Data provided:
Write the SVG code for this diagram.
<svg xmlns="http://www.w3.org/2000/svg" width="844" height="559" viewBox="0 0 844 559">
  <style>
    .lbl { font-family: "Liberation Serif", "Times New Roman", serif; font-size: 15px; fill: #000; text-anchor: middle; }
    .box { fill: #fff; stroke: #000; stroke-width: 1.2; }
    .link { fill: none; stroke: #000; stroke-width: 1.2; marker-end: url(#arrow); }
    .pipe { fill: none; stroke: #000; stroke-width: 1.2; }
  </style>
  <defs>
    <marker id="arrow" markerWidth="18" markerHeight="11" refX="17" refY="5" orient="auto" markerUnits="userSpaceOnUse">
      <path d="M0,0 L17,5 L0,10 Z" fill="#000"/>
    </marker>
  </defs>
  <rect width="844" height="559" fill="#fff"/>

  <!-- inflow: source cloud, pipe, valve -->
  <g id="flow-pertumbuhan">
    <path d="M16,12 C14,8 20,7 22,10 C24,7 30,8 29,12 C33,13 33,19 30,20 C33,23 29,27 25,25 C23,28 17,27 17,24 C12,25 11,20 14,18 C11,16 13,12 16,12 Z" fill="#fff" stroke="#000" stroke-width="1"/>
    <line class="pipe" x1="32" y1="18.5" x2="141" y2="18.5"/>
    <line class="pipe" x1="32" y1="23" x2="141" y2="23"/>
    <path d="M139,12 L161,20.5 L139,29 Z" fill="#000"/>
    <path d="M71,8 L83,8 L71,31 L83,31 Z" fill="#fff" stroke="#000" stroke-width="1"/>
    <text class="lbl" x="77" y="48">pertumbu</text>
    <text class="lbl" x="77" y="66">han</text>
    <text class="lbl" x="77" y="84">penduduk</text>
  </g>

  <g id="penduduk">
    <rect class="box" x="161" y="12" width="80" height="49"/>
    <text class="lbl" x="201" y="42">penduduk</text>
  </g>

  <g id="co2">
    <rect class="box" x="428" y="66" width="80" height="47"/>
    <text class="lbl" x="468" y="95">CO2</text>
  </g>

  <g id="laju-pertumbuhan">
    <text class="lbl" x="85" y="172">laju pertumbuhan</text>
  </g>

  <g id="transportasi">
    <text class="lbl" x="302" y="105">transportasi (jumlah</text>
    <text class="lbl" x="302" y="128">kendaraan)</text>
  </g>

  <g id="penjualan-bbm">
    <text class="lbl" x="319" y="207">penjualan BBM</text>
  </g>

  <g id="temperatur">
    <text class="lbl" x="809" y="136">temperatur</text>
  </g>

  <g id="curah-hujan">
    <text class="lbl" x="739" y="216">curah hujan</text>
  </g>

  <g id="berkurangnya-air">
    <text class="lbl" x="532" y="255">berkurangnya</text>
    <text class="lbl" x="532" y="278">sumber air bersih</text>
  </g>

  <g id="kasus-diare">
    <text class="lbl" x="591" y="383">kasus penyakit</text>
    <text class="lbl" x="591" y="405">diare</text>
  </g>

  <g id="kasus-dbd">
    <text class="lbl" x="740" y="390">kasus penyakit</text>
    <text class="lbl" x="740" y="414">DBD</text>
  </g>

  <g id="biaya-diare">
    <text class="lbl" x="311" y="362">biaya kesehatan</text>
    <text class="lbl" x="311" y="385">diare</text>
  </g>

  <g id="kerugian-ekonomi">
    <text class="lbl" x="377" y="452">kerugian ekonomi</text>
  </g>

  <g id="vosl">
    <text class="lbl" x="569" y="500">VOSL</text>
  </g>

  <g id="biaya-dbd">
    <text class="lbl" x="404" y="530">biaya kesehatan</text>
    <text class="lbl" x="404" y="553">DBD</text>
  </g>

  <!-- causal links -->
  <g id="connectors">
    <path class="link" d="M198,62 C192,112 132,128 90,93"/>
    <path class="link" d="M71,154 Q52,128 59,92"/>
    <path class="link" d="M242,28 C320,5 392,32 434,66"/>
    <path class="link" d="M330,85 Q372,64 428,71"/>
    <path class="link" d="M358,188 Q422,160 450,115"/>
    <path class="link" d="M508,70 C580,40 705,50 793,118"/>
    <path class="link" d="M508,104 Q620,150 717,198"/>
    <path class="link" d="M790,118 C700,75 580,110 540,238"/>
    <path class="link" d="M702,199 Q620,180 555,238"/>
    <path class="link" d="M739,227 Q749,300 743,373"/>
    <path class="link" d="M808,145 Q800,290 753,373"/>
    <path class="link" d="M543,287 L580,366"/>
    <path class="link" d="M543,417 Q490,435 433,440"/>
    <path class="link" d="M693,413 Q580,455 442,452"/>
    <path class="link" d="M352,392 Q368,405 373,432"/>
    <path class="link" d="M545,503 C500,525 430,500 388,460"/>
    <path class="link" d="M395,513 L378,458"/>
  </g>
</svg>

==

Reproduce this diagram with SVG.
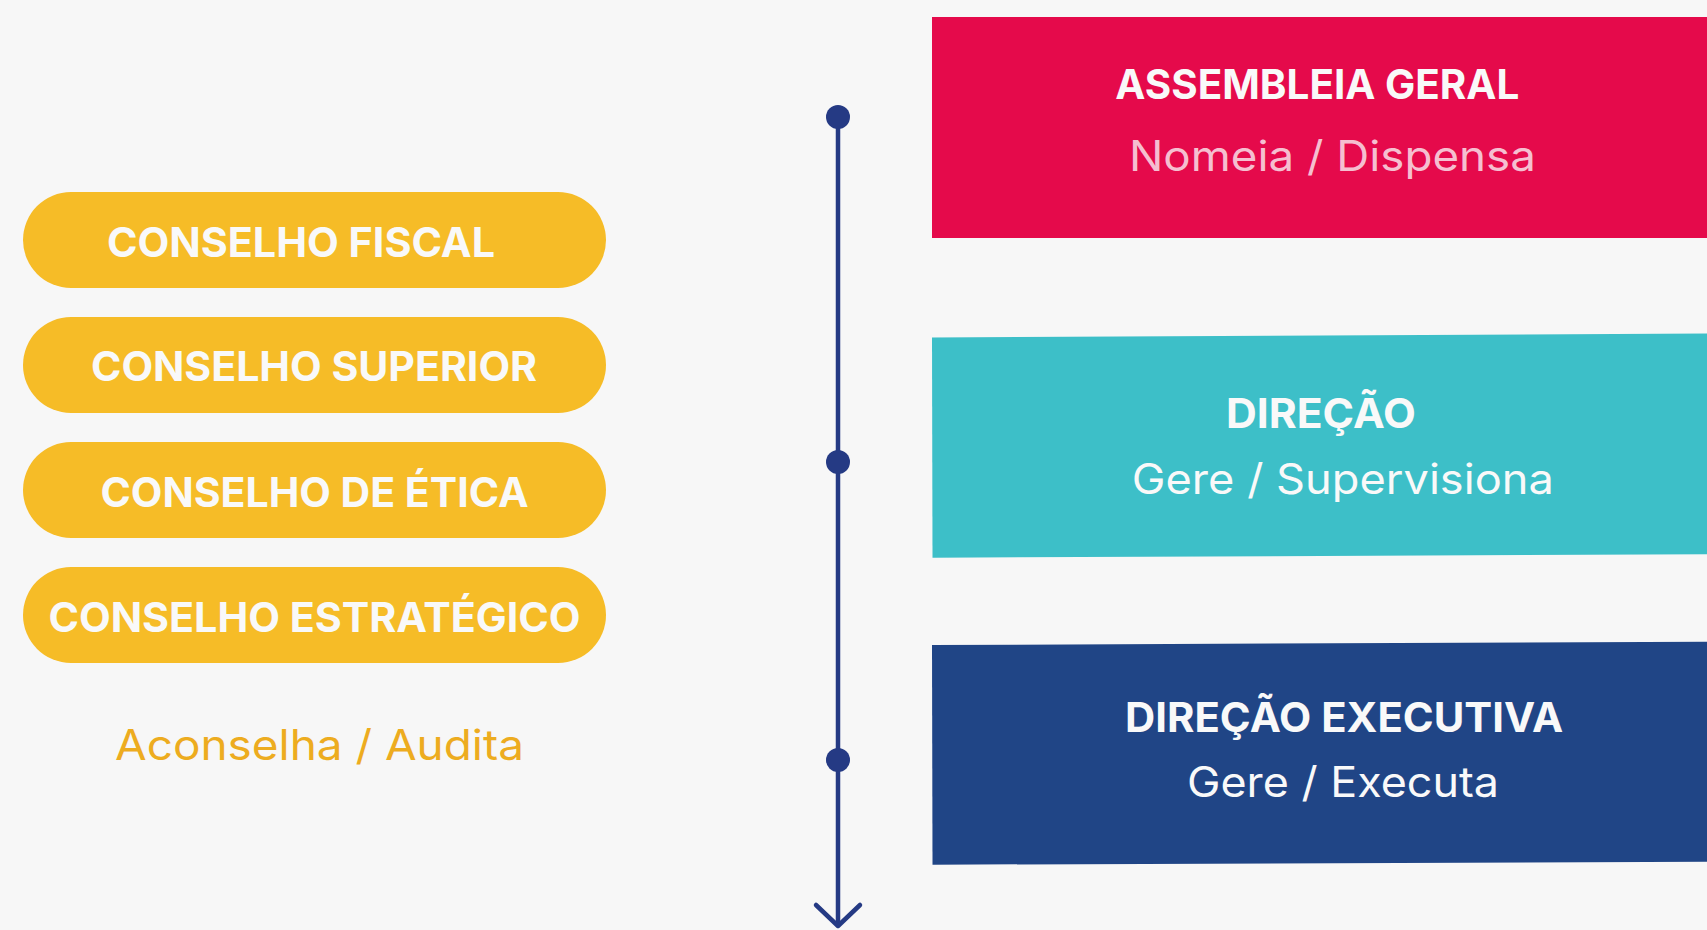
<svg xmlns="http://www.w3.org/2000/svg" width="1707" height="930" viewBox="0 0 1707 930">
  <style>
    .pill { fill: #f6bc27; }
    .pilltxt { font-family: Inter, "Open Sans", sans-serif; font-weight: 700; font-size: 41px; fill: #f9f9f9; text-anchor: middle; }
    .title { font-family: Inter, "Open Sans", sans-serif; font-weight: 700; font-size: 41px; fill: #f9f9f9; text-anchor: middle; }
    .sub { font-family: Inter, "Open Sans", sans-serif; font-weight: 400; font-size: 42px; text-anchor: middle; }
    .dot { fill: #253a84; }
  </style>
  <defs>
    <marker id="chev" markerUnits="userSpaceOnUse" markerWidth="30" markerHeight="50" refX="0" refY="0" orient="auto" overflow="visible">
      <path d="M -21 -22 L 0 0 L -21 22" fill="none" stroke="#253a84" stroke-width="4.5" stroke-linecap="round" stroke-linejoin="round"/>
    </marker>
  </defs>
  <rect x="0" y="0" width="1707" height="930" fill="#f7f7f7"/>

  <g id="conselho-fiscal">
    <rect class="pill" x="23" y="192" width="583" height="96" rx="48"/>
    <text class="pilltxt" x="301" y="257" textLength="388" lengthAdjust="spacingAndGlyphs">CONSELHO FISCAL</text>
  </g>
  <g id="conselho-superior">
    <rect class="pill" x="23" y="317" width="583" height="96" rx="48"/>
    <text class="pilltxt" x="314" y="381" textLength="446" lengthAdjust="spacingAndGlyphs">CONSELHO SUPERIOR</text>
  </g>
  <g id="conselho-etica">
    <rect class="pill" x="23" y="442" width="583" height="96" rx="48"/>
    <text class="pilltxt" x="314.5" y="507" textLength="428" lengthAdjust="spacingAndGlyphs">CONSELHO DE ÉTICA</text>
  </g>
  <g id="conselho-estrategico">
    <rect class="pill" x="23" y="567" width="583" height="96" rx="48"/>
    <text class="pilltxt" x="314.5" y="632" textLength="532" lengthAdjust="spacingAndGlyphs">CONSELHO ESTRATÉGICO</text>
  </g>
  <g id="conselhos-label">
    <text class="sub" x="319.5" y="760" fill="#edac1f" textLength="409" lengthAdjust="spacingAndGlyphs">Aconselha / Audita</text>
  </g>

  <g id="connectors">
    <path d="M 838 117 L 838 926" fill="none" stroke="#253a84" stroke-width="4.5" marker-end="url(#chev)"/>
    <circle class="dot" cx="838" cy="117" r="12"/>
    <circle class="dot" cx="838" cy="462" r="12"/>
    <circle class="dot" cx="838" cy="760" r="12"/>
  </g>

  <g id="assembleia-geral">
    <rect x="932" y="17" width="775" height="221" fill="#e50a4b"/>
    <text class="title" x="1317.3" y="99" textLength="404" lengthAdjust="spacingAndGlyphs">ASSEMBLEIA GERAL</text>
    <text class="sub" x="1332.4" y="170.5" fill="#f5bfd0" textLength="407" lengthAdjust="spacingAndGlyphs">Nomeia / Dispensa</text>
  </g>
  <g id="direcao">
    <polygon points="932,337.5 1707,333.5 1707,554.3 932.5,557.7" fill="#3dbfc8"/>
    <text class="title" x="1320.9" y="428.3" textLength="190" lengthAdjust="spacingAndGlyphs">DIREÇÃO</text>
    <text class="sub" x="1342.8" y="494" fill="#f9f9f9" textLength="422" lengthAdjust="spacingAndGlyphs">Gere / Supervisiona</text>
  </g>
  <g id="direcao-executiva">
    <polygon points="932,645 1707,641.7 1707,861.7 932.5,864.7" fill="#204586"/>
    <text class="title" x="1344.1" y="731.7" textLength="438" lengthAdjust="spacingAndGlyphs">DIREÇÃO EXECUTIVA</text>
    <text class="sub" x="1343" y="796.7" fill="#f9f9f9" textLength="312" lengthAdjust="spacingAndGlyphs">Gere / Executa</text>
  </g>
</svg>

--

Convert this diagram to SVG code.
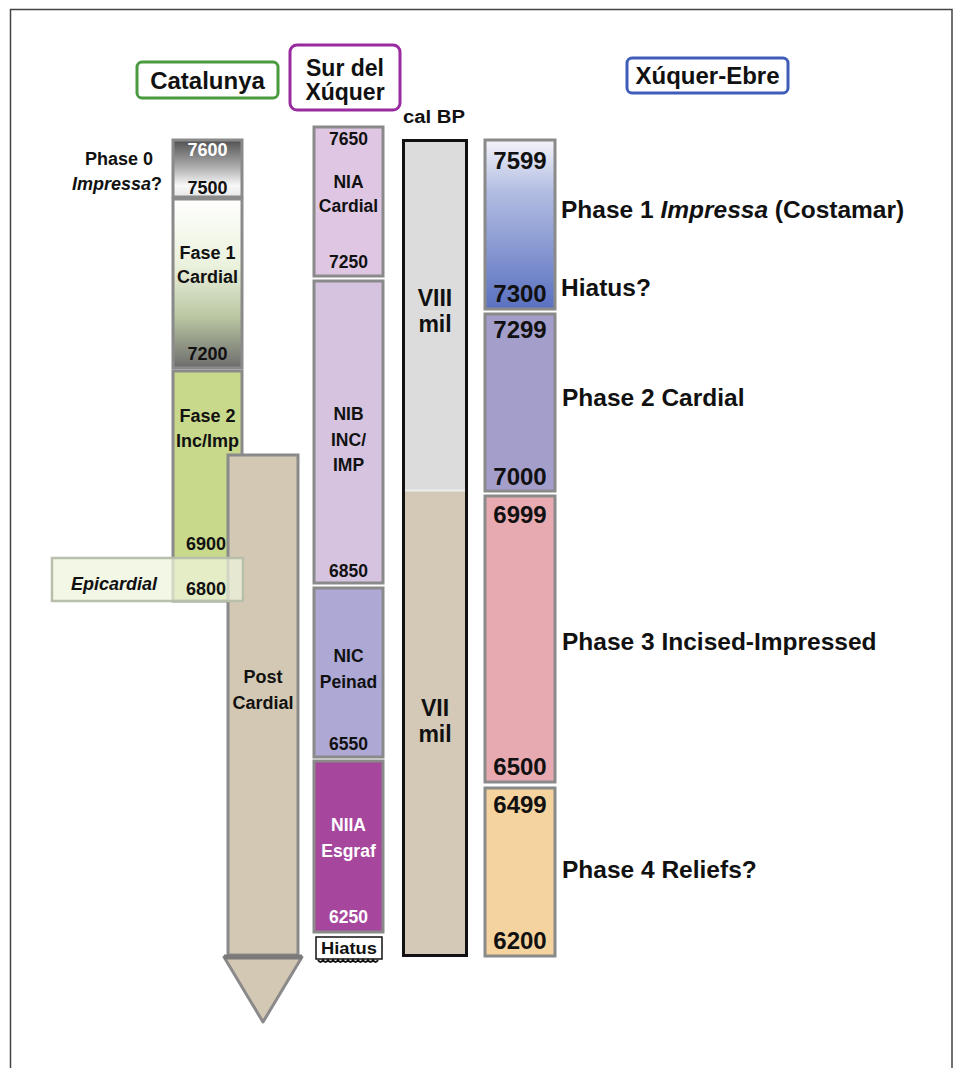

Short exercise: Within the listing above, copy each line that has the string "this".

Result:
Write the SVG code for this diagram.
Reproduce this diagram with SVG.
Convert this diagram to SVG code.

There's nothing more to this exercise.